A book on death by accidental shooting (or general stupidity)
A book on child abandonment, alcoholism, and an accident of indeterminate nature (resulting in, possibly, death)
A book on divorce
A book on death of a parent, economic hardship, robbery, and risking death.
Two books on (1960s) sex, drugs, and rock & roll (and therefore, at least metaphorically, death)

Of these, only one (1) appears to include any modicum of humor at all. (How do I know this? Because the catalog copy said it was “hilarious.”).

For the record, of the remaining books, one was high fantasy, two appear to be (profoundly serious) love stories, one was a manufactured book, and for two, the catalog copy was so vague I couldn’t tell what they were actually about.

Now, in one sense, I’m being unfair. I have, after all, grossly simplified “what the book is about” based on catalog copy - I could similarly characterize Ninjas, Piranhas, and Galileo as “a book on science and student court and racial perceptions,” which sounds like a real snoozer, rather than “a romantic science comedy courtroom drama about three friends who take part in their school science fair and end up in student court because of it.”

Further, IMO, a funny book should deal with serious themes and should have all the characteristics of a serious book. A strong beginning, rising action, characters who change and grow, etc. As Lisa Yee put it in her interview on Three Silly Chicks, “[t]he best way to write a funny book is to write an unfunny book first. By that I mean, the story has to hold up without the humor. There needs to be emotion and pathos in it…To test this, take out your best jokes or funniest parts. Does the story still hold up?”

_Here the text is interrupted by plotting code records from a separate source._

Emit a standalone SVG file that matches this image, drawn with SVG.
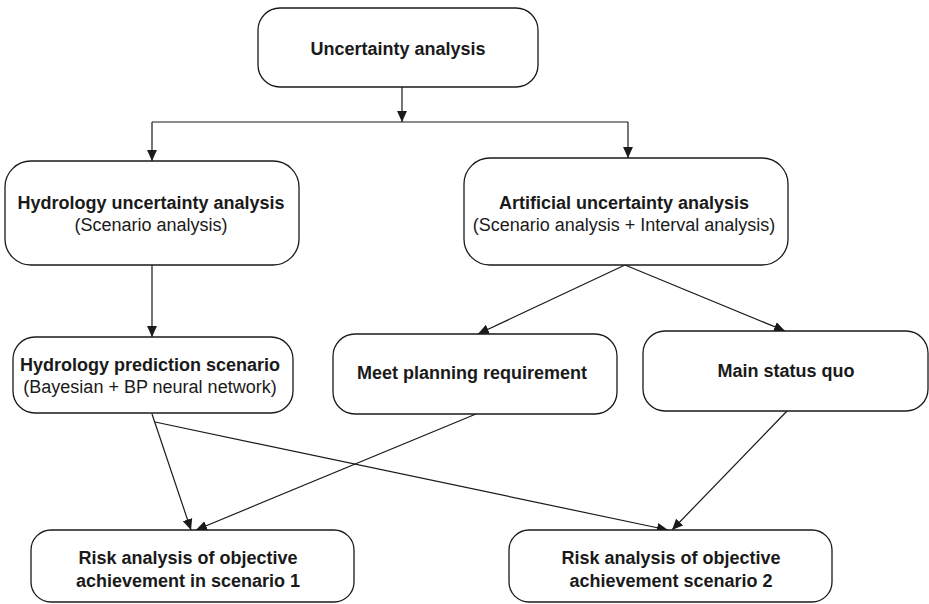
<svg xmlns="http://www.w3.org/2000/svg" width="929" height="604" viewBox="0 0 929 604">
<style>
.box{fill:#fff;stroke:#1a1a1a;stroke-width:1.3}
.b{font-family:"Liberation Sans",Arial,sans-serif;font-weight:bold;font-size:18px;fill:#1a1a1a;text-anchor:middle}
.r{font-family:"Liberation Sans",Arial,sans-serif;font-size:18px;fill:#1a1a1a;text-anchor:middle}
.c{fill:none;stroke:#1a1a1a;stroke-width:1.2}
</style>
<defs>
<marker id="ah" viewBox="0 0 10 10" refX="10" refY="5" markerWidth="11" markerHeight="11" markerUnits="userSpaceOnUse" orient="auto">
<path d="M0,0.5 L10,5 L0,9.5 z" fill="#1a1a1a"/>
</marker>
</defs>
<rect width="929" height="604" fill="#fff"/>
<g id="connectors">
<line class="c" x1="402" y1="87" x2="402" y2="122" marker-end="url(#ah)"/>
<line class="c" x1="152" y1="122" x2="628" y2="122"/>
<line class="c" x1="152" y1="122" x2="152" y2="161" marker-end="url(#ah)"/>
<line class="c" x1="628" y1="122" x2="628" y2="158" marker-end="url(#ah)"/>
<line class="c" x1="152" y1="265" x2="152" y2="337" marker-end="url(#ah)"/>
<line class="c" x1="625" y1="265" x2="478" y2="334" marker-end="url(#ah)"/>
<line class="c" x1="625" y1="265" x2="785" y2="331" marker-end="url(#ah)"/>
<line class="c" x1="152" y1="414" x2="191" y2="530" marker-end="url(#ah)"/>
<line class="c" x1="155" y1="422" x2="668" y2="530" marker-end="url(#ah)"/>
<line class="c" x1="476" y1="414" x2="196" y2="530" marker-end="url(#ah)"/>
<line class="c" x1="788" y1="410" x2="672" y2="530" marker-end="url(#ah)"/>
</g>
<g id="n-uncertainty">
<rect class="box" x="258" y="8" width="280" height="79" rx="22"/>
<text class="b" x="398" y="55">Uncertainty analysis</text>
</g>
<g id="n-hydrology">
<rect class="box" x="5" y="161" width="294" height="104" rx="26"/>
<text class="b" x="151" y="209">Hydrology uncertainty analysis</text>
<text class="r" x="151" y="231">(Scenario analysis)</text>
</g>
<g id="n-artificial">
<rect class="box" x="464" y="158" width="324" height="107" rx="26"/>
<text class="b" x="624" y="209">Artificial uncertainty analysis</text>
<text class="r" x="624" y="231">(Scenario analysis + Interval analysis)</text>
</g>
<g id="n-prediction">
<rect class="box" x="13" y="337" width="280" height="76" rx="22"/>
<text class="b" x="150" y="371">Hydrology prediction scenario</text>
<text class="r" x="150" y="393">(Bayesian + BP neural network)</text>
</g>
<g id="n-meet">
<rect class="box" x="333" y="334" width="284" height="80" rx="22"/>
<text class="b" x="472" y="379">Meet planning requirement</text>
</g>
<g id="n-status">
<rect class="box" x="643" y="331" width="285" height="80" rx="22"/>
<text class="b" x="786" y="377">Main status quo</text>
</g>
<g id="n-risk1">
<rect class="box" x="31" y="530" width="323" height="72" rx="20"/>
<text class="b" x="188" y="564">Risk analysis of objective</text>
<text class="b" x="188" y="587">achievement in scenario 1</text>
</g>
<g id="n-risk2">
<rect class="box" x="509" y="530" width="323" height="72" rx="20"/>
<text class="b" x="671" y="564">Risk analysis of objective</text>
<text class="b" x="671" y="587">achievement scenario 2</text>
</g>
</svg>
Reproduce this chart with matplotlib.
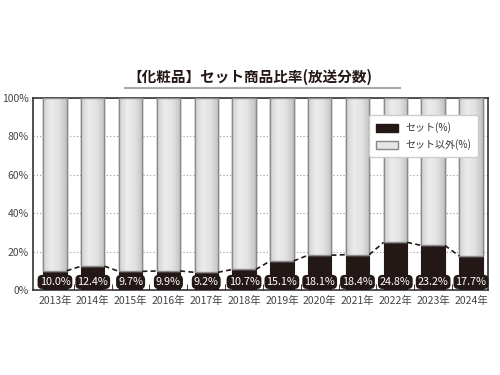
import numpy as np
import matplotlib.pyplot as plt
from matplotlib.patches import Patch
from matplotlib.colors import LinearSegmentedColormap

plt.rcParams['font.family'] = ['Noto Sans CJK JP', 'DejaVu Sans']

years = ['2013年', '2014年', '2015年', '2016年', '2017年', '2018年',
         '2019年', '2020年', '2021年', '2022年', '2023年', '2024年']
set_pct = [10.0, 12.4, 9.7, 9.9, 9.2, 10.7, 15.1, 18.1, 18.4, 24.8, 23.2, 17.7]
other_pct = [100 - v for v in set_pct]

x = np.arange(len(years))
w = 0.62

fig = plt.figure(figsize=(5, 3.75), dpi=100)
ax = fig.add_axes([0.066, 0.2267, 0.91, 0.512])

ax.bar(x, set_pct, w, color='#231815', edgecolor='#231815', linewidth=0.8, zorder=3)
gray = ax.bar(x, other_pct, w, bottom=set_pct, color='#dadada', edgecolor='#8a8a8a',
              linewidth=1.0, zorder=3)

# light gradient on the grey bars
cmap = LinearSegmentedColormap.from_list('g', ['#d2d2d2', '#ececec', '#e2e2e2', '#c2c2c2'])
grad = np.linspace(0, 1, 64).reshape(1, -1)
for p in gray:
    x0, y0 = p.get_x(), p.get_y()
    im = ax.imshow(grad, cmap=cmap, aspect='auto', zorder=3.1,
                   extent=[x0, x0 + p.get_width(), y0, y0 + p.get_height()])
    im.set_clip_path(p)
    ax.bar(x0 + p.get_width() / 2, p.get_height(), p.get_width(), bottom=y0,
           color='none', edgecolor='#8a8a8a', linewidth=1.0, zorder=3.2)

# dashed connector lines between tops of the dark bars
for i in range(len(x) - 1):
    ax.plot([x[i] + w / 2, x[i + 1] - w / 2], [set_pct[i], set_pct[i + 1]],
            color='#231815', linestyle=(0, (3, 2)), linewidth=1.2, zorder=4)

for xi, v in zip(x, set_pct):
    ax.text(xi, 4.2, f'{v:.1f}%', ha='center', va='center', color='white',
            fontsize=7.8, zorder=5,
            bbox=dict(boxstyle='round,pad=0.12,rounding_size=0.35',
                      facecolor='#231815', edgecolor='#231815'))

ax.set_xlim(-0.58, 11.45)
ax.set_ylim(0, 100)
ax.set_yticks([0, 20, 40, 60, 80, 100])
ax.set_yticklabels(['0%', '20%', '40%', '60%', '80%', '100%'])
ax.set_xticks(x)
ax.set_xticklabels(years)
ax.tick_params(axis='both', length=0, labelsize=7.5, labelcolor='#444444')
ax.tick_params(axis='y', pad=3)
ax.tick_params(axis='x', pad=4)
ax.set_xticks(x[:-1] + 0.5, minor=True)
ax.tick_params(axis='x', which='minor', direction='in', length=4, color='#231815')
ax.yaxis.grid(True, linestyle=(0, (1, 2)), color='#999999', linewidth=0.8, zorder=0)
for s in ax.spines.values():
    s.set_color('#333333')
    s.set_linewidth(1.2)

leg = ax.legend(handles=[Patch(facecolor='#231815', edgecolor='#231815', label='セット(%)'),
                         Patch(facecolor='#e6e6e6', edgecolor='#888888', label='セット以外(%)')],
                loc='upper right', bbox_to_anchor=(0.99, 0.935), fontsize=7.2,
                frameon=True, fancybox=True, framealpha=1, edgecolor='#cccccc',
                handlelength=2.2, handleheight=0.9, labelcolor='#333333',
                borderpad=0.7, labelspacing=0.6)
leg.set_zorder(6)

fig.text(0.5, 0.795, '【化粧品】セット商品比率(放送分数)', ha='center', va='center',
         fontsize=10.5, fontweight='bold', color='#231815')
fig.add_artist(plt.Line2D([0.25, 0.8], [0.765, 0.765], color='#aaaaaa',
                          linewidth=1.5, transform=fig.transFigure))

fig.savefig('out.png', dpi=100)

Now, it's also entirely possible that, some of these apparently serious books could have some humor in them, even if they are not funny books with serious themes (And, yeah, only one sample and an anecdote isn't data).

But.

But, I was still struck by the fact that, with this one publisher (at least in this one catalog), "funny" seems to be a dirty word.

4 comments:

Sara Z. said...

When I was a teen, I was totally ininterested in comedy (except for my own, which was bitter and sarcastic). I wanted dramadramadrama. Most kids I know (girls, anyway) feel pretty much the same, though there is always the percentage of those who like the funny. So I think the catalog reflects what the market wants, for the most part... When I think about popular teen TV shows, it's the same thing: drama. At the same time, the best dramas (Buffy is a perfect example) also contain a lot of laughs. Teen movies, OTOH, seem to be ALL about the comedy, and we've heard over and over that the target ticket-buyers for these movies are males 16-25 (or something). There do seem to be more funny boy books than girl books. Will boys not read drama? Maybe it is a gender issue more than anything else.

L. Diane Wolfe said...

You're right, there's a lot more drama out there than humor. Many young girls want this, although I feel most YA books are too serious and adult for teens. There's also a heavy load of witchcraft & horror, which I guess fills the boy's needs for serious.
BTW - "funny" isn't the only dirty word - so is "good moral values".
Guess we just need to keep fighting for what we each do!

Chris Barton said...

Gosh, it's really too bad that there's not some element of contemporary YA fiction that's ripe for parody. Maybe then we'd see more humor.

Norma said...

And people go back to school for BFAs to write this? Thanks for the heads up. A lot of parents (and teachers) may not know what a constant stream of negativism the kids are getting.